Sidney Sussex, on the other hand, is small, central, and relatively unobtrusive. Its chapel is quiet and calm, without the soaring frescos and gold-leafed vaulted ceiling of other, flashier, colleges. It is an oasis of serenity in the centre of an often busy Cambridge. And, in addition to its tranquility, it is also of strange historical significance: buried somewhere on the Sidney Sussex site is the decapitated head of Thomas Cromwell, the man who became essentially dictator in Britain after the Civil War. Word on the street says that only three people, at any given time, know exactly where the head is, with the secret being passed down from generation to generation.
Two: Hot Numbers
Cambridge is an impressive place packed with art, beauty, artefacts, and architecture. If you’re not spending a great deal of time in the city, you might well –and rightly— consider getting up slightly earlier and just wandering the streets while it’s quiet, to get a private view of the building’s often stunning exteriors. But whether you are up with the lark or up with— something that gets up later than a lark, you might find yourself feeling slightly tired after a day packed with walking: although Cambridge is not a large town, the different sights worth seeing are certainly spread out. At this point, for many people, Enter Coffee, Stage Right.
Hot Numbers, for coffee connoisseurs, is the place in Cambridge.

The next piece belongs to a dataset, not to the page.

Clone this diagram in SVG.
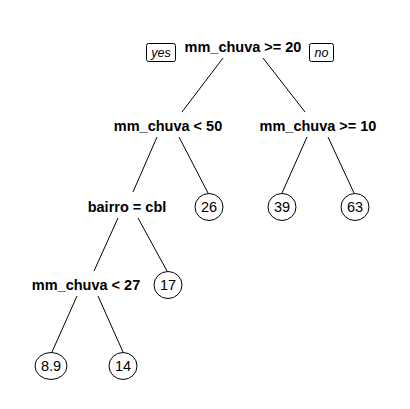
<svg xmlns="http://www.w3.org/2000/svg" width="410" height="409" viewBox="0 0 410 409">
<style>
.lbl{font-family:"Liberation Sans",Arial,sans-serif;font-weight:bold;font-size:14.5px;fill:#000;text-anchor:middle}
.leaf{font-family:"Liberation Sans",Arial,sans-serif;font-size:14.5px;fill:#000;text-anchor:middle}
.tag{font-family:"Liberation Sans",Arial,sans-serif;font-style:italic;font-size:12.5px;fill:#000;text-anchor:middle}
.ell{fill:#fff;stroke:#000;stroke-width:1}
.box{fill:#fff;stroke:#000;stroke-width:1}
.edge{stroke:#000;stroke-width:1;fill:none}
</style>
<rect width="410" height="409" fill="#fff"/>
<g id="connectors">
<line class="edge" x1="223" y1="58" x2="182" y2="112"/>
<line class="edge" x1="263" y1="58" x2="305" y2="112"/>
<line class="edge" x1="157" y1="137" x2="133" y2="192"/>
<line class="edge" x1="179" y1="137" x2="208" y2="193"/>
<line class="edge" x1="307" y1="137" x2="282" y2="193"/>
<line class="edge" x1="328" y1="137" x2="354" y2="193"/>
<line class="edge" x1="118" y1="218" x2="94" y2="271"/>
<line class="edge" x1="138" y1="218" x2="167" y2="271"/>
<line class="edge" x1="77" y1="296" x2="52" y2="352"/>
<line class="edge" x1="98" y1="296" x2="123" y2="352"/>
</g>
<g id="root">
<text class="lbl" x="243" y="52">mm_chuva &gt;= 20</text>
<rect class="box" x="146.5" y="43.5" width="29" height="18" rx="2"/>
<text class="tag" x="161" y="57">yes</text>
<rect class="box" x="309.5" y="43.5" width="24" height="18" rx="2"/>
<text class="tag" x="321.5" y="57">no</text>
</g>
<g id="n_lt50">
<text class="lbl" x="168" y="131">mm_chuva &lt; 50</text>
</g>
<g id="n_ge10">
<text class="lbl" x="318" y="131">mm_chuva &gt;= 10</text>
</g>
<g id="n_bairro">
<text class="lbl" x="127" y="212">bairro = cbl</text>
</g>
<g id="n_lt27">
<text class="lbl" x="86" y="290">mm_chuva &lt; 27</text>
</g>
<g id="leaf_26">
<ellipse class="ell" cx="209" cy="207" rx="14" ry="13.5"/>
<text class="leaf" x="209" y="212">26</text>
</g>
<g id="leaf_39">
<ellipse class="ell" cx="282" cy="207" rx="14" ry="13.5"/>
<text class="leaf" x="282" y="212">39</text>
</g>
<g id="leaf_63">
<ellipse class="ell" cx="355" cy="207" rx="14" ry="13.5"/>
<text class="leaf" x="355" y="212">63</text>
</g>
<g id="leaf_17">
<ellipse class="ell" cx="168" cy="285" rx="14" ry="13.5"/>
<text class="leaf" x="168" y="290">17</text>
</g>
<g id="leaf_8_9">
<ellipse class="ell" cx="51" cy="366" rx="16" ry="13.5"/>
<text class="leaf" x="51" y="371">8.9</text>
</g>
<g id="leaf_14">
<ellipse class="ell" cx="123" cy="366" rx="14" ry="13.5"/>
<text class="leaf" x="123" y="371">14</text>
</g>
</svg>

Famous among students and residents, it is a very hipster venue, though far from unwelcoming. Sitting at a table, you find yourself surrounded by men with immaculate beards and horn-rimmed glasses. Even if you have reservations about beards, glasses, or hipsters in general, the coffee makes it worthwhile— and that’s not even mentioning the live music often being performed.
Three: Fitzbillies
Fitzbillies is famous in its own right, and has been for some time; but, for those unacquainted with Cambridge and visiting briefly, it deserves mentioning. Cambridge is a town which, though deeply historical and with a lot of individuality –how many towns have thirty-odd colleges, and the chance to punt your way through them?— has badly fallen prey to the ‘cloning’ epidemic. Its high streets contains few eateries that you could not find in dozens of other far less pretty towns, and those searching for an ‘authentic’ experience might struggle.
Here, Fitzbillies can step in. Its Chelsea buns, sticky pastry-cake concoctions filled with currants and slathered in gooey white icing, have become the stuff of Cambridge legend, and to leave the town without eating one would be a minor sin.